ENTRIES SHOWN:
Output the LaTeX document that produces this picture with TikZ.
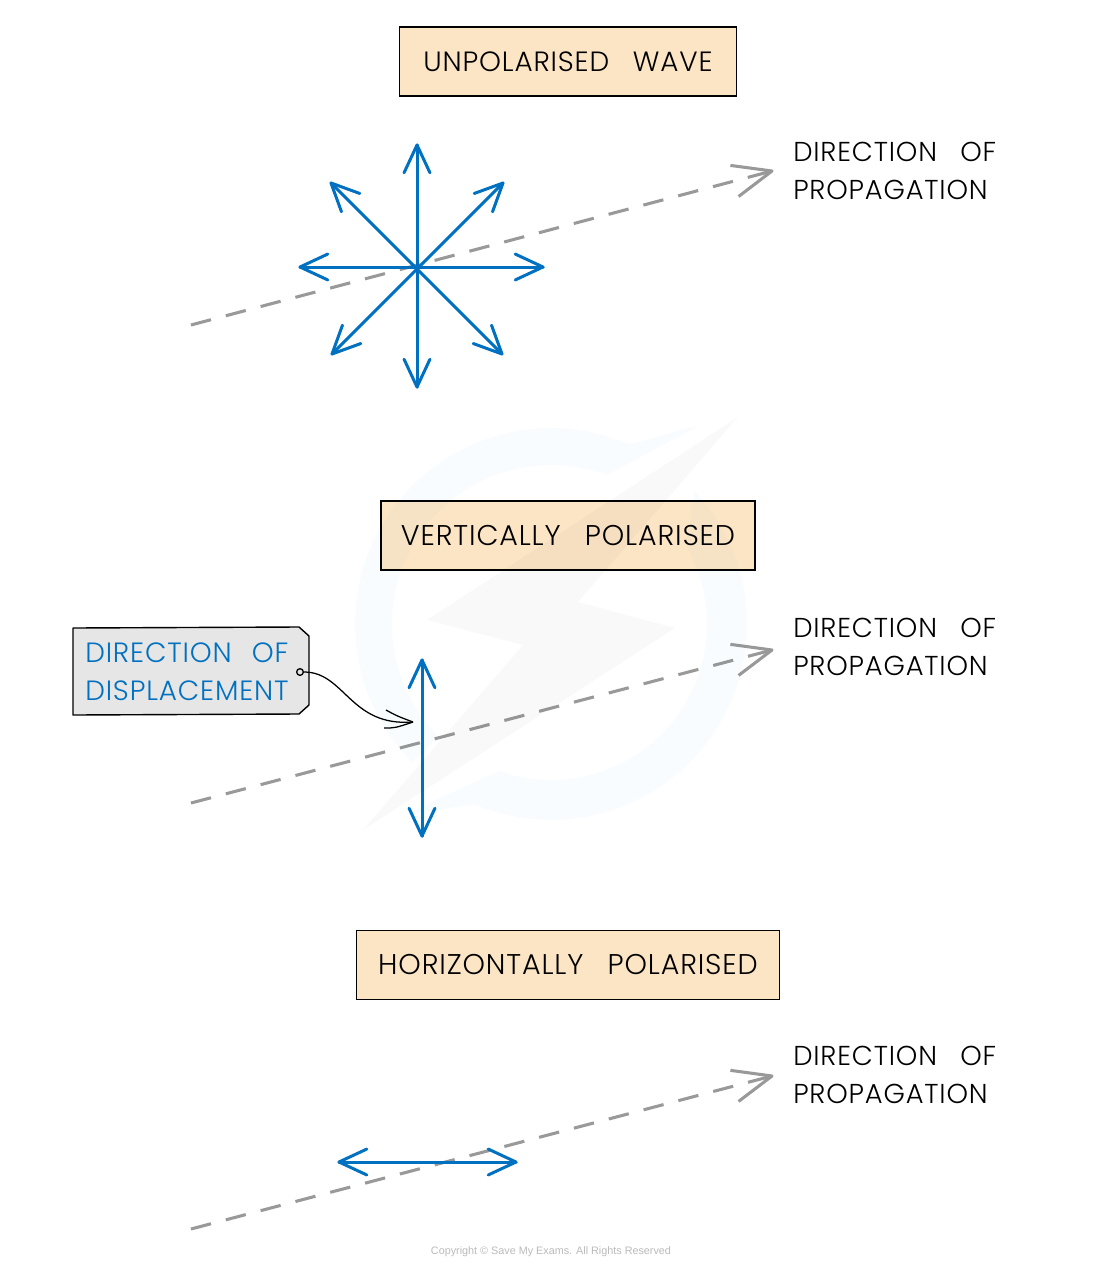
\documentclass[tikz,border=0pt]{standalone}
\usepackage{fontspec}
\setmainfont{Poppins}[UprightFont=* Light,LetterSpace=3]
\newfontfamily\copyfont{Liberation Sans}
\usetikzlibrary{calc}
\definecolor{boxfill}{HTML}{FCE5C5}
\definecolor{tagfill}{HTML}{E6E6E6}
\definecolor{waveblue}{HTML}{0070C0}
\definecolor{propgrey}{HTML}{999999}
\newcommand{\wgap}{\hspace{0.85em}}
\newcommand{\wavearrow}[2]{%
  \draw[wave] (#1) -- (#2);
  \draw[wave,line join=round] ($(#1)!23pt!25:(#2)$) -- (#1) -- ($(#1)!23pt!-25:(#2)$);
  \draw[wave,line join=round] ($(#2)!23pt!25:(#1)$) -- (#2) -- ($(#2)!23pt!-25:(#1)$);}
\newcommand{\propline}[2]{%
  \draw[prop,dash pattern=on 15.5pt off 11.5pt] (#1) -- ($(#2)!2pt!(#1)$);
  \draw[prop,line join=round] ($(#2)!31.5pt!22.5:(#1)$) -- (#2) -- ($(#2)!31.5pt!-22.5:(#1)$);}
\tikzset{
  x=0.75pt,y=-0.75pt,
  title/.style={draw=black,line width=1.05pt,fill=boxfill,minimum height=51.5pt,inner sep=0pt,font=\fontsize{20.9}{24}\selectfont},
  widetitle/.style={title,font=\fontsize{21.4}{24}\selectfont},
  lab/.style={anchor=north west,inner sep=0pt,align=left,font=\fontsize{20.5}{28.5}\selectfont},
  taglab/.style={lab,text=waveblue,font=\fontsize{20.9}{28.5}\selectfont},
  wave/.style={draw=waveblue,line width=2.25pt,line cap=round},
  prop/.style={draw=propgrey,line width=2.3pt},
}
\begin{document}
\begin{tikzpicture}
\useasboundingbox (0,0) rectangle (1100,1271);
% propagation lines
\coordinate (p1s) at (191,325); \coordinate (p1e) at (772,171);
\coordinate (p2s) at (191,803); \coordinate (p2e) at (772,650);
\coordinate (p3s) at (191,1229); \coordinate (p3e) at (772,1076);
\propline{p1s}{p1e}
\propline{p2s}{p2e}
\propline{p3s}{p3e}
% titles
\node[title,minimum width=252.5pt] (t1) at (568,61.5) {UNPOLARISED\wgap WAVE};
\node[widetitle,minimum width=280.5pt] (t2) at (568,535.5) {VERTICALLY\wgap POLARISED};
\node[widetitle,minimum width=317pt] (t3) at (568,965) {HORIZONTALLY\wgap POLARISED};
% side labels
\node[lab] (l1) at (793,142) {DIRECTION\wgap OF\\PROPAGATION};
\node[lab] (l2) at (793,618) {DIRECTION\wgap OF\\PROPAGATION};
\node[lab] (l3) at (793,1046) {DIRECTION\wgap OF\\PROPAGATION};
% star
\coordinate (N) at (417,145); \coordinate (S) at (417,387);
\coordinate (E) at (543,267); \coordinate (W) at (300,267);
\coordinate (NE) at (503,183); \coordinate (SW) at (332,354);
\coordinate (NW) at (331,183); \coordinate (SE) at (502,354);
\wavearrow{N}{S}
\wavearrow{W}{E}
\wavearrow{NE}{SW}
\wavearrow{NW}{SE}
% vertical & horizontal
\coordinate (vt) at (422,660); \coordinate (vb) at (422,836);
\wavearrow{vt}{vb}
\coordinate (hl) at (339,1162); \coordinate (hr) at (516,1162);
\wavearrow{hl}{hr}
% tag
\draw[line width=1.05pt,fill=tagfill,line join=round] (73,628) -- (299,627) -- (309,636) -- (309,705) -- (299,714) -- (73,715) -- cycle;
\node[taglab] (tag) at (85,643) {DIRECTION\hspace{0.72em}OF\\DISPLACEMENT};
\node[draw=black,circle,line width=1pt,minimum size=5pt,inner sep=0pt] (hole) at (300,672) {};
\coordinate (tip) at (413,722);
\coordinate (ba) at (386,710);
\coordinate (bb) at (384,728);
\draw[line width=0.95pt] (hole.east) .. controls (345,672) and (350,727) .. (tip);
\draw[line width=0.95pt] (ba) .. controls (397,716) .. (tip);
\draw[line width=0.95pt] (bb) .. controls (395,728) .. (tip);
% copyright
\node[text=black!27,font=\copyfont\fontsize{8.1}{10}\selectfont,inner sep=0pt] (copy) at (551,1252) {Copyright © Save My Exams. All Rights Reserved};
% watermark
\fill[waveblue,opacity=0.025] plot[domain=225:66.5,samples=50] ({551+196*cos(\x)},{624-196*sin(\x)}) -- (700,425) -- (607,475) -- plot[domain=69:225,samples=50] ({551+159*cos(\x)},{624-159*sin(\x)}) -- cycle;
\fill[waveblue,opacity=0.025] plot[domain=43:-113,samples=50] ({551+196*cos(\x)},{624-196*sin(\x)}) -- (403,815) -- (497,772) -- plot[domain=-110:30,samples=50] ({551+156*cos(\x)},{624-156*sin(\x)}) -- cycle;
\fill[black,opacity=0.025] (738,417) -- (427,620) -- (523,645) -- (363,830) -- (675,628) -- (578,602) -- cycle;
\end{tikzpicture}
\end{document}
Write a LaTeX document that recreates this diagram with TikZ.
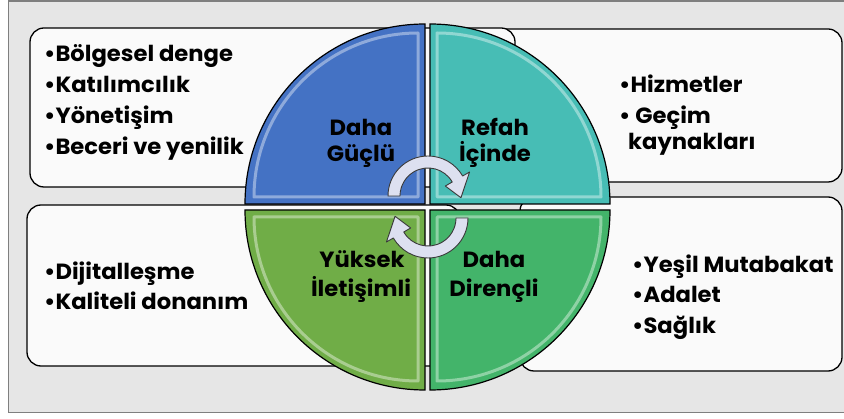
\documentclass[tikz,border=0pt]{standalone}
\usepackage{fontspec}
\setmainfont{Poppins}[FakeStretch=1.03]
\definecolor{framebg}{HTML}{E6E6E6}
\definecolor{framegray}{HTML}{7F7F7F}
\definecolor{boxfill}{HTML}{FAFAFA}
\definecolor{qblue}{HTML}{4472C4}
\definecolor{qteal}{HTML}{47BDB5}
\definecolor{qolive}{HTML}{70AD47}
\definecolor{qgreen}{HTML}{43B46A}
\definecolor{arrowfill}{HTML}{DDE0F0}
\definecolor{arrowline}{HTML}{3A3A3A}
\newcommand\drawquad[7]{%
  \draw[quad, fill=#4] (#1,#2) -- ++(#3:180) arc[start angle=#3, end angle=#5, radius=180] -- cycle;
  \draw[white, opacity=0.4, line width=3pt, line join=round] (#6,#7) -- ++(#3:164) arc[start angle=#3, end angle=#5, radius=164] -- cycle;
}
\begin{document}
\begin{tikzpicture}[x=1pt,y=-1pt,
  box/.style={draw=black, line width=1.3pt, fill=boxfill, rounded corners=14pt, inner sep=0pt},
  listtxt/.style={anchor=base west, inner sep=0pt, font=\bfseries\fontsize{22}{26}\selectfont},
  qlabel/.style={anchor=base, inner sep=0pt, font=\bfseries\fontsize{22}{26}\selectfont},
  quad/.style={draw=black, line width=1.2pt},
  cyc/.style={draw=arrowline, line width=0.9pt, fill=arrowfill, line join=round}]
\useasboundingbox (0,0) rectangle (844,419);
\clip (0,0) rectangle (844,419);
\fill[white] (0,0) rectangle (844,419);
\draw[fill=framebg, draw=framegray, line width=1.5pt] (8.5,1) rectangle (860,412.5);

% boxes
\node[box, minimum width=502pt, minimum height=153pt] (trbox) at (591,105.5) {};
\node[box, minimum width=485pt, minimum height=159pt] (tlbox) at (272.5,107.5) {};
\node[box, minimum width=322pt, minimum height=174pt] (brbox) at (681,284) {};
\node[box, minimum width=433pt, minimum height=161pt] (blbox) at (243.5,285.5) {};

% quadrants
\drawquad{425}{204}{180}{qblue}{270}{418}{197}
\drawquad{430}{204}{270}{qteal}{360}{437}{197}
\drawquad{430}{210}{0}{qgreen}{90}{437}{217}
\drawquad{425}{210}{90}{qolive}{180}{418}{217}

% cycle arrows
\begin{scope}[shift={(428,196)}]
\draw[cyc] (180:40) arc[start angle=180, end angle=330, radius=40] -- (330:48) -- (3:33) -- (330:20) -- (330:28) arc[start angle=330, end angle=180, radius=28] -- cycle;
\end{scope}
\begin{scope}[shift={(428,218)}]
\draw[cyc] (0:40) arc[start angle=0, end angle=150, radius=40] -- (150:48) -- (183:33) -- (150:20) -- (150:28) arc[start angle=150, end angle=0, radius=28] -- cycle;
\end{scope}

% quadrant labels
\node[qlabel] (q1a) at (361,136) {Daha};
\node[qlabel] (q1b) at (361,162) {Güçlü};
\node[qlabel] (q2a) at (495,136) {Refah};
\node[qlabel] (q2b) at (495,162) {İçinde};
\node[qlabel] (q3a) at (362,268) {Yüksek};
\node[qlabel] (q3b) at (361,297) {İletişimli};
\node[qlabel] (q4a) at (494,268) {Daha};
\node[qlabel] (q4b) at (494,297) {Dirençli};

% lists
\node[listtxt] (tl1) at (44,62) {•Bölgesel denge};
\node[listtxt] (tl2) at (44,93) {•Katılımcılık};
\node[listtxt] (tl3) at (44,124) {•Yönetişim};
\node[listtxt] (tl4) at (44,155) {•Beceri ve yenilik};
\node[listtxt] (tr1) at (619,93) {•Hizmetler};
\node[listtxt] (tr2) at (619,124) {•\ Geçim};
\node[listtxt] (tr3) at (628,150) {kaynakları};
\node[listtxt] (bl1) at (44,280) {•Dijitalleşme};
\node[listtxt] (bl2) at (44,310) {•Kaliteli donanım};
\node[listtxt] (br1) at (632,273) {•Yeşil Mutabakat};
\node[listtxt] (br2) at (632,303) {•Adalet};
\node[listtxt] (br3) at (632,334) {•Sağlık};
\end{tikzpicture}
\end{document}
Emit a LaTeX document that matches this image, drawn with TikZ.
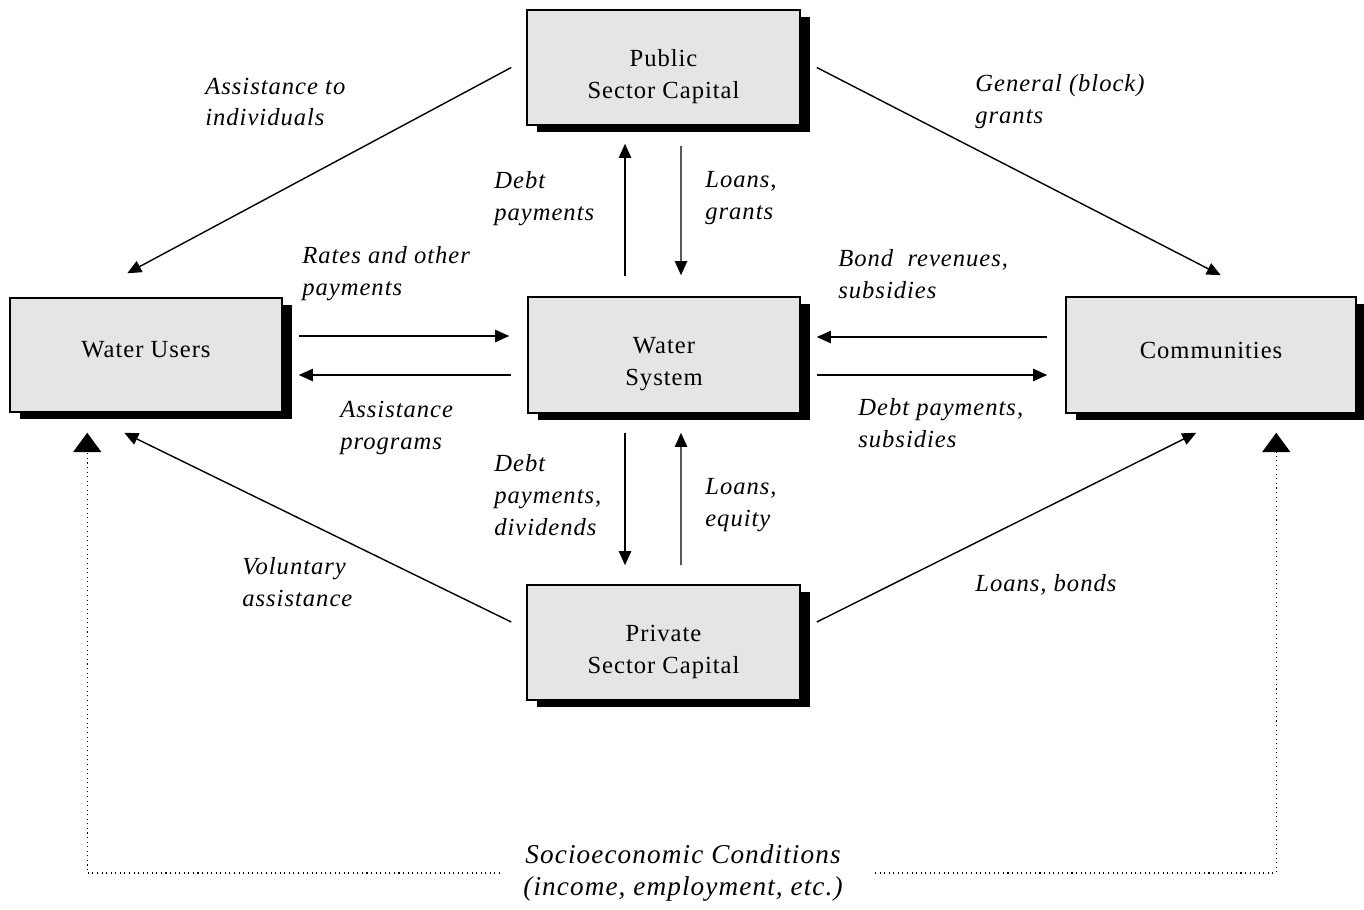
\documentclass[tikz,border=0pt]{standalone}
\usepackage{fontspec}
\setmainfont{Liberation Serif}[LetterSpace=4]
\usetikzlibrary{arrows.meta,shadows,calc}
\definecolor{boxgray}{gray}{0.9}
\begin{document}
\begin{tikzpicture}[x=0.02cm,y=-0.02cm,
 box/.style={draw=black, line width=0.9pt, fill=boxgray, minimum width=5.46cm, minimum height=2.3cm,
   drop shadow={shadow xshift=0.2cm, shadow yshift=-0.14cm, fill=black, opacity=1}},
 boxtext/.style={align=center, inner sep=0pt, font=\fontsize{14}{18.2}\selectfont},
 lbl/.style={font=\fontsize{14}{18.2}\selectfont\itshape, align=left, anchor=west, inner sep=0pt},
 flow/.style={line width=0.8pt, -{Triangle[length=8pt,width=7pt]}},
 dotflow/.style={line width=0.6pt, dotted, -{Triangle[length=11pt,width=16pt]}}]
\useasboundingbox (0,0) rectangle (1364,909);

\node[box] (pub) at (663.5,67.5) {};
\node[box, minimum width=5.44cm, minimum height=2.28cm] (wu) at (146,355) {};
\node[box, minimum width=5.44cm, minimum height=2.32cm] (ws) at (664,355) {};
\node[box, minimum width=5.8cm, minimum height=2.32cm] (com) at (1211,355) {};
\node[box] (pri) at (663.5,642.5) {};

\node[boxtext] (pubt) at ($(pub.center)+(0,9)$) {Public\\Sector Capital};
\node[boxtext] (wut) at ($(wu.center)+(0,-5)$) {Water Users};
\node[boxtext] (wst) at ($(ws.center)+(0,9)$) {Water\\System};
\node[boxtext] (comt) at ($(com.center)+(0,-5)$) {Communities};
\node[boxtext] (prit) at ($(pri.center)+(0,9)$) {Private\\Sector Capital};

\draw[flow] ($(pub.west)+(-15,0)$) -- ($(wu.north west)+(118,-24)$);
\draw[flow] ($(pub.east)+(16,0)$) -- ($(com.north east)+(-136,-21)$);
\draw[flow] ($(ws.north)+(-39,-20)$) -- ($(pub.south)+(-38.5,18)$);
\draw[flow] ($(pub.south)+(17.5,20)$) -- ($(ws.north)+(17,-21)$);
\draw[flow] ($(wu.east)+(16,-19)$) -- ($(ws.west)+(-18,-19)$);
\draw[flow] ($(ws.west)+(-16,20)$) -- ($(wu.east)+(16,20)$);
\draw[flow] ($(com.west)+(-18,-18)$) -- ($(ws.east)+(16,-18)$);
\draw[flow] ($(ws.east)+(16,20)$) -- ($(com.west)+(-18,20)$);
\draw[flow] ($(ws.south)+(-39,19)$) -- ($(pri.north)+(-38.5,-19)$);
\draw[flow] ($(pri.north)+(17.5,-19)$) -- ($(ws.south)+(17,19)$);
\draw[flow] ($(pri.west)+(-15,-20.5)$) -- ($(wu.south west)+(115,20)$);
\draw[flow] ($(pri.east)+(16,-20.5)$) -- ($(com.south west)+(131,19)$);

\node[font=\fontsize{15.5}{18.2}\selectfont\itshape, align=center, inner sep=0pt] (soc) at (683,873)
  {Socioeconomic Conditions\\(income, employment, etc.)};
\coordinate (sl) at (500,873);
\coordinate (sr) at (875,873);
\draw[dotflow] (sl) -| ($(wu.south west)+(78,20)$);
\draw[dotflow] (sr) -| ($(com.south west)+(211,19)$);

\node[lbl] (la) at (205,102) {Assistance to\\individuals};
\node[lbl] (lb) at (975,102) {General (block)\\grants};
\node[lbl] (lc) at (494,198.5) {Debt\\payments};
\node[lbl] (ld) at (705,198.5) {Loans,\\grants};
\node[lbl] (le) at (302,274) {Rates and other\\payments};
\node[lbl] (lf) at (838,274) {Bond\ \ revenues,\\subsidies};
\node[lbl] (lg) at (340,427.5) {Assistance\\programs};
\node[lbl] (lh) at (858,423) {Debt payments,\\subsidies};
\node[lbl] (li) at (494,495) {Debt\\payments,\\dividends};
\node[lbl] (lj) at (705,505) {Loans,\\equity};
\node[lbl] (lk) at (242,582.5) {Voluntary\\assistance};
\node[lbl] (ll) at (975,585) {Loans, bonds};
\end{tikzpicture}
\end{document}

AIM OF THE EXERCISE: What's needed is an exact copy of the lines above from the one with "Write a LaTeX" through the one with "(8.5,1) rectangle (860,412.5);", both included; the pictures stay out.

RESULT BELOW:
Write a LaTeX document that recreates this diagram with TikZ.
\documentclass[tikz,border=0pt]{standalone}
\usepackage{fontspec}
\setmainfont{Poppins}[FakeStretch=1.03]
\definecolor{framebg}{HTML}{E6E6E6}
\definecolor{framegray}{HTML}{7F7F7F}
\definecolor{boxfill}{HTML}{FAFAFA}
\definecolor{qblue}{HTML}{4472C4}
\definecolor{qteal}{HTML}{47BDB5}
\definecolor{qolive}{HTML}{70AD47}
\definecolor{qgreen}{HTML}{43B46A}
\definecolor{arrowfill}{HTML}{DDE0F0}
\definecolor{arrowline}{HTML}{3A3A3A}
\newcommand\drawquad[7]{%
  \draw[quad, fill=#4] (#1,#2) -- ++(#3:180) arc[start angle=#3, end angle=#5, radius=180] -- cycle;
  \draw[white, opacity=0.4, line width=3pt, line join=round] (#6,#7) -- ++(#3:164) arc[start angle=#3, end angle=#5, radius=164] -- cycle;
}
\begin{document}
\begin{tikzpicture}[x=1pt,y=-1pt,
  box/.style={draw=black, line width=1.3pt, fill=boxfill, rounded corners=14pt, inner sep=0pt},
  listtxt/.style={anchor=base west, inner sep=0pt, font=\bfseries\fontsize{22}{26}\selectfont},
  qlabel/.style={anchor=base, inner sep=0pt, font=\bfseries\fontsize{22}{26}\selectfont},
  quad/.style={draw=black, line width=1.2pt},
  cyc/.style={draw=arrowline, line width=0.9pt, fill=arrowfill, line join=round}]
\useasboundingbox (0,0) rectangle (844,419);
\clip (0,0) rectangle (844,419);
\fill[white] (0,0) rectangle (844,419);
\draw[fill=framebg, draw=framegray, line width=1.5pt] (8.5,1) rectangle (860,412.5);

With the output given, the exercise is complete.